Passive sampling (diffusive sampling) onto sorbent media uses the principle of Fick’s First law of Diffusion to target known sample environments. Here analytes migrate to the surface of a sorbent bed at a rate dependent on conditions including: the geometry of the sampler, the air gap between the front surface of the sorbent and the sample environment, and the time of exposure.
Passive sampling is used when studying known compounds, and quantitation is possible using validated uptake rates. The technique is widely used for monitoring personal exposure, for large-scale environmental studies, and for indoor air monitoring.

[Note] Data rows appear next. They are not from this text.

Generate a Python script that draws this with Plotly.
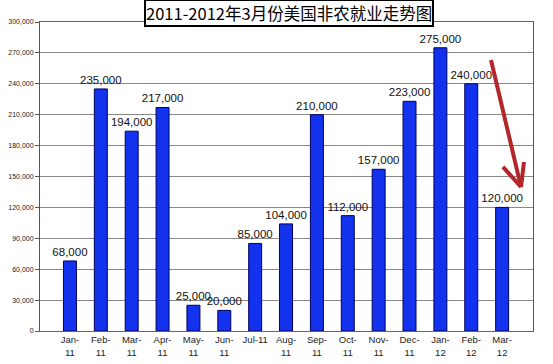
import plotly.graph_objects as go

months = ["Jan-<br>11", "Feb-<br>11", "Mar-<br>11", "Apr-<br>11", "May-<br>11", "Jun-<br>11",
          "Jul-11", "Aug-<br>11", "Sep-<br>11", "Oct-<br>11", "Nov-<br>11", "Dec-<br>11",
          "Jan-<br>12", "Feb-<br>12", "Mar-<br>12"]
payrolls = [68000, 235000, 194000, 217000, 25000, 20000, 85000, 104000, 210000,
            112000, 157000, 223000, 275000, 240000, 120000]
y_ticks = [0, 30000, 60000, 90000, 120000, 150000, 180000, 210000, 240000, 270000, 300000]
title = "2011-2012年3月份美国非农就业走势图"

x_idx = list(range(len(months)))

fig = go.Figure()
fig.add_trace(go.Bar(
    x=x_idx, y=payrolls, width=0.42,
    marker=dict(color="#1232ee", line=dict(color="#000060", width=1)),
    text=[f"{v:,}" for v in payrolls], textposition="outside", constraintext="none",
    textfont=dict(family="Arial, Liberation Sans", size=11.5, color="#111"),
    cliponaxis=False,
))

fig.update_layout(
    width=553, height=364,
    margin=dict(l=40, r=20, t=22, b=33),
    paper_bgcolor="white", plot_bgcolor="white",
    showlegend=False,
    font=dict(family="Arial, Liberation Sans"),
    xaxis=dict(range=[-0.97, 15.0], tickmode="array", tickvals=x_idx, ticktext=months,
               tickfont=dict(size=9.5, color="#222"), showgrid=False,
               showline=True, linecolor="#666", linewidth=1, mirror=True,
               ticks="", zeroline=False, automargin=False),
    yaxis=dict(range=[0, 300000], tickmode="array", tickvals=y_ticks,
               ticktext=[f"{v:,}" for v in y_ticks],
               tickfont=dict(size=7, color="#222"),
               showgrid=True, gridcolor="#888", gridwidth=1,
               showline=True, linecolor="#555", linewidth=1, mirror=True,
               ticks="outside", ticklen=4, tickcolor="#555", zeroline=False,
               automargin=False),
)

fig.add_annotation(
    xref="paper", yref="paper", x=0.506, y=1.0, yanchor="bottom", xanchor="center",
    yshift=-5,
    text=title, showarrow=False,
    font=dict(family="Noto Sans CJK SC, Arial", size=16.5, color="black"),
    bgcolor="white", bordercolor="black", borderwidth=2, borderpad=0,
)

# red trend arrow (paper coordinates)
arrow_col = "#b3262a"
for x0, y0, x1, y1 in [(0.9148, 0.877, 0.9757, 0.466),
                       (0.939, 0.531, 0.9757, 0.466),
                       (0.9817, 0.547, 0.9757, 0.466)]:
    fig.add_shape(type="line", xref="paper", yref="paper", x0=x0, y0=y0, x1=x1, y1=y1,
                  line=dict(color=arrow_col, width=4))

fig.write_html("out.html", config={"displayModeBar": False},
               post_script="document.body.style.margin='0';")
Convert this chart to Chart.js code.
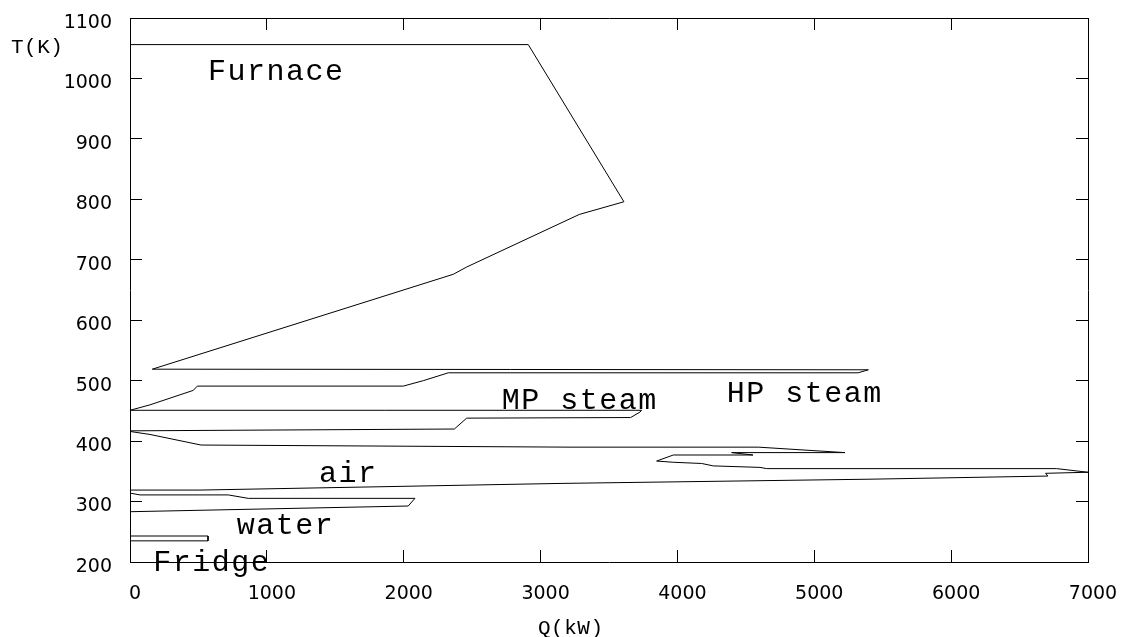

There are two approaches to tube-based passive sampling: axial passive sampling and radial passive sampling. These are explored in Application Note 008, The theory and practice of diffusive monitoring. And in our blog Passive sampling and its pivotal role in greener sampling of VOCs.
Passive sampling is central to a number of important standard methods, including:
- US EPA 325, in which passive samplers are deployed around the perimeter of an industrial site. Tubes are housed in robust, weather-proof hoods containing up to five tubes, with a typical sampling period of 3 – 28 days.
- ISO16017-2, which uses passive sampling for sampling and analysis of VOCs in indoor, ambient and workplace air.
Benefits of passive sampling
- No power source is required, so it can be used for long-term, time-weighted-average monitoring for determining exposure levels in line with occupational health guidance.
- Supplies are easy to transport and use, and suitable for a wide range of common volatile organic air pollutants.
- When used in personal exposure monitoring, passive samplers are silent and unobtrusive.
- When used in environmental air monitoring, their relatively low cost makes them suitable for large-scale deployment.